- **MATERIAL PROVIDED**:

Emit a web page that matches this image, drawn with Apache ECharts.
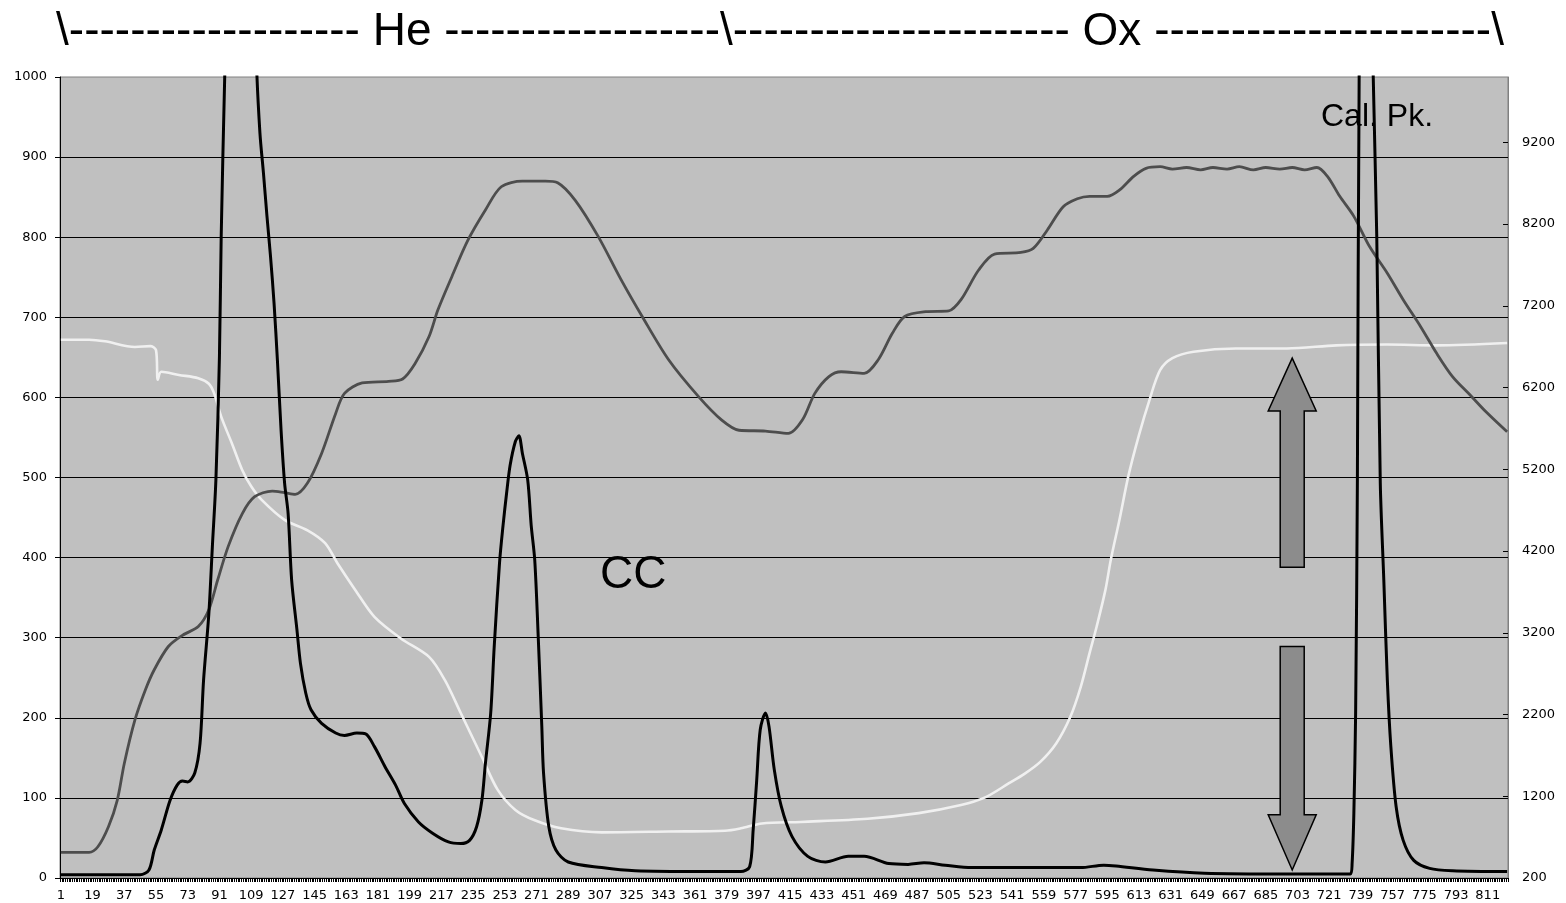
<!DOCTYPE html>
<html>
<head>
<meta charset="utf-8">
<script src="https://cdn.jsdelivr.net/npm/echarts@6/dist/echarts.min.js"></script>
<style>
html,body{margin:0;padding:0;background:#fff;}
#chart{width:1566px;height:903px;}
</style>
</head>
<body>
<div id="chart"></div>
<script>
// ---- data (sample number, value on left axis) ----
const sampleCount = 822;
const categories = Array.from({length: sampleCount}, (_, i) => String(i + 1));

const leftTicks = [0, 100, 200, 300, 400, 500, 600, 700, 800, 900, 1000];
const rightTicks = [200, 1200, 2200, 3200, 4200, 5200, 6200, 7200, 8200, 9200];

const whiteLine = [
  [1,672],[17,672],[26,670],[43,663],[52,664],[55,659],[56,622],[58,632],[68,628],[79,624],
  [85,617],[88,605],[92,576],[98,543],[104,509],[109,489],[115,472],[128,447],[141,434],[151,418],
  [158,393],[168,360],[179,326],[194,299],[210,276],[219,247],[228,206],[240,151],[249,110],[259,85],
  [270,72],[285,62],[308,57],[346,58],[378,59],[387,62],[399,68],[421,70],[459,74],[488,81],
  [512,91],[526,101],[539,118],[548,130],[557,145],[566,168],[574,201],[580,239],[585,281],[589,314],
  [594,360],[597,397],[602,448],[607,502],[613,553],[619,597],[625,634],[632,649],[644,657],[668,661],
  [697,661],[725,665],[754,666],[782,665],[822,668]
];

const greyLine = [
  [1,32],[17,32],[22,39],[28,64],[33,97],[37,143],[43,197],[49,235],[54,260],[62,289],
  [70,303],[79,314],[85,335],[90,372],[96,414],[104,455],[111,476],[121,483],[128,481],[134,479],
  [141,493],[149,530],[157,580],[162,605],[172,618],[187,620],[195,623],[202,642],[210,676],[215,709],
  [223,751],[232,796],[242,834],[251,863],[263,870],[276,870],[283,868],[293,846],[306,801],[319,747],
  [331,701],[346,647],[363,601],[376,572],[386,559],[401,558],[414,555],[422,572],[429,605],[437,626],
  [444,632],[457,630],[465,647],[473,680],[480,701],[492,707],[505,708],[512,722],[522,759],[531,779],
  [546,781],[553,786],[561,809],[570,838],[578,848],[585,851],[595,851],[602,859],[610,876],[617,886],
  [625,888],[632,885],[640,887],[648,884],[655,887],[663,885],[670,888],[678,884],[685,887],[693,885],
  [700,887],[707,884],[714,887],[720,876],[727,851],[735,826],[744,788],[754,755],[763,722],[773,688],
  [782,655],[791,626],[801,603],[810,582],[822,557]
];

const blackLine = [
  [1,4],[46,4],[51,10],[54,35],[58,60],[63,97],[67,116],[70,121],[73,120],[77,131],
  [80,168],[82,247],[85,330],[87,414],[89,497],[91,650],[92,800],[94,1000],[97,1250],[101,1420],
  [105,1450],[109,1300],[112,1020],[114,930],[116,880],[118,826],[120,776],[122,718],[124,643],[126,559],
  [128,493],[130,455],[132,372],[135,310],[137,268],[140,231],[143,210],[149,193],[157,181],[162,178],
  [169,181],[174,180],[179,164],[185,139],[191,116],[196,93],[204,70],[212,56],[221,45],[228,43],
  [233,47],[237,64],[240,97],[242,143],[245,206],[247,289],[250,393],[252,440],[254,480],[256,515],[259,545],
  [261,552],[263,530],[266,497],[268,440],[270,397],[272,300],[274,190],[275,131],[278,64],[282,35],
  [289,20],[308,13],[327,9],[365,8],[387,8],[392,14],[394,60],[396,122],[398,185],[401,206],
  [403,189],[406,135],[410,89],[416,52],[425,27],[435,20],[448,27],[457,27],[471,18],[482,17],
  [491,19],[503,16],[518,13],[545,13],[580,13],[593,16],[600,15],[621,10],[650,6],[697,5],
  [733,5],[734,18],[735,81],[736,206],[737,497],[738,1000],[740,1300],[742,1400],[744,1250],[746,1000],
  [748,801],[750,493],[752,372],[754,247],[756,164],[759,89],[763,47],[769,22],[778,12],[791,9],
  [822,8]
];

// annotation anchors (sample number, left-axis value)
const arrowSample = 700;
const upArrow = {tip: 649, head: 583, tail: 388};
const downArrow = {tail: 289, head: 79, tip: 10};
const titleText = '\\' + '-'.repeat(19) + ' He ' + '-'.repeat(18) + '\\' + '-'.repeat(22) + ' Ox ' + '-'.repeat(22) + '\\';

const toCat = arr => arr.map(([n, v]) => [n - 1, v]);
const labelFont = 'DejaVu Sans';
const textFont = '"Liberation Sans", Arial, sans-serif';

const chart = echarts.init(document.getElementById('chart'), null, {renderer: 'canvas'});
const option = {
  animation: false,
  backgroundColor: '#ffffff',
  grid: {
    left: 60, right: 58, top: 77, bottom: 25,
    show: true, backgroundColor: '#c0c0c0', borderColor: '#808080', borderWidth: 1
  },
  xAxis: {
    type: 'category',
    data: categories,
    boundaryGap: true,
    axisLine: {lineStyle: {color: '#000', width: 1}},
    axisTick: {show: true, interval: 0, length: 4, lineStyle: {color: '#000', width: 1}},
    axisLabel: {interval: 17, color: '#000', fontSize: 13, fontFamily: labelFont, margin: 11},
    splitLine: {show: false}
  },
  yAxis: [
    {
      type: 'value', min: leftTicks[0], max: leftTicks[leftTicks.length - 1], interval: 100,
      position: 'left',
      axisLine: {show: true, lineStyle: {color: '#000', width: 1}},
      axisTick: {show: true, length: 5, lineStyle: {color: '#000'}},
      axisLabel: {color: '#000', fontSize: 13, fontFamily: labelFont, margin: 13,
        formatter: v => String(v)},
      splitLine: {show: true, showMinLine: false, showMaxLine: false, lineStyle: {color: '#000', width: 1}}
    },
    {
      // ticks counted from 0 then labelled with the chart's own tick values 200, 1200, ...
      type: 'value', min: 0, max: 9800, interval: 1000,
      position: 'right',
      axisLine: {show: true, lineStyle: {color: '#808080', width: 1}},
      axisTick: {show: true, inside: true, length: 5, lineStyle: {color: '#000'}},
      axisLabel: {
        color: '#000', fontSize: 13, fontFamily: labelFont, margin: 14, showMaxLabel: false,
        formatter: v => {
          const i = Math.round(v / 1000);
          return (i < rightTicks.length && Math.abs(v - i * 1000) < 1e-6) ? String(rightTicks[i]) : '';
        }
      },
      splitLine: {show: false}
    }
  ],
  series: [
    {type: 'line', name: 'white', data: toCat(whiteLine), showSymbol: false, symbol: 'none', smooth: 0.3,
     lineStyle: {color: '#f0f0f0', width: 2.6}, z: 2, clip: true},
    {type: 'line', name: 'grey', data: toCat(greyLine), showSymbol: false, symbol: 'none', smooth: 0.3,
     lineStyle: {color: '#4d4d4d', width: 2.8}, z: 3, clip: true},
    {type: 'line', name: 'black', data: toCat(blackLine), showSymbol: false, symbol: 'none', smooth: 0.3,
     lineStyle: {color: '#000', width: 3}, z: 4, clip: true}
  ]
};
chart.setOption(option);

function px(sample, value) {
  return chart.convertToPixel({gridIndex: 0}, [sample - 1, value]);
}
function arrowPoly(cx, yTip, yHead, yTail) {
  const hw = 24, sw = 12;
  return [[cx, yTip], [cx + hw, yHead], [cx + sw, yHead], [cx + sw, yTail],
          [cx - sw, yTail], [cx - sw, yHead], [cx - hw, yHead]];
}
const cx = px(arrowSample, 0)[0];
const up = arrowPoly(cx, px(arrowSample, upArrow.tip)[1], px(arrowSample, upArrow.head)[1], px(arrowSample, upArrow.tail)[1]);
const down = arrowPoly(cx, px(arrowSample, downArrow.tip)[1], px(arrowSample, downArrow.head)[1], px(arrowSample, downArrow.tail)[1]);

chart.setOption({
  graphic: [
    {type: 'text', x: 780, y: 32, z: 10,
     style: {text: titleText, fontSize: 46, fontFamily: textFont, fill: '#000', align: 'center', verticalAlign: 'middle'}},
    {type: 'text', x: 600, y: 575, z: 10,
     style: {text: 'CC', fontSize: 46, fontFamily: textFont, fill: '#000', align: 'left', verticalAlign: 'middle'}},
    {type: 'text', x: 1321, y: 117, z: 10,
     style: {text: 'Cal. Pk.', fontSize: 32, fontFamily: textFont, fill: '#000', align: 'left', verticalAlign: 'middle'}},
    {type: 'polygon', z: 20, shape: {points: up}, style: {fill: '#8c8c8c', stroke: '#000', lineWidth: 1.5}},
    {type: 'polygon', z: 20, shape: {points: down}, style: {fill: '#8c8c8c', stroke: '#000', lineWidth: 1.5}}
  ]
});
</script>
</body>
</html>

- **EXERCISE INSTRUCTIONS**: Reproduce exactly the run of lines that opens the listing and closes with the line holding "7200, 8200, 9200];". Pictures are excluded.

- **RESULT OF THE EXERCISE**:
Emit a web page that matches this image, drawn with Apache ECharts.
<!DOCTYPE html>
<html>
<head>
<meta charset="utf-8">
<script src="https://cdn.jsdelivr.net/npm/echarts@6/dist/echarts.min.js"></script>
<style>
html,body{margin:0;padding:0;background:#fff;}
#chart{width:1566px;height:903px;}
</style>
</head>
<body>
<div id="chart"></div>
<script>
// ---- data (sample number, value on left axis) ----
const sampleCount = 822;
const categories = Array.from({length: sampleCount}, (_, i) => String(i + 1));

const leftTicks = [0, 100, 200, 300, 400, 500, 600, 700, 800, 900, 1000];
const rightTicks = [200, 1200, 2200, 3200, 4200, 5200, 6200, 7200, 8200, 9200];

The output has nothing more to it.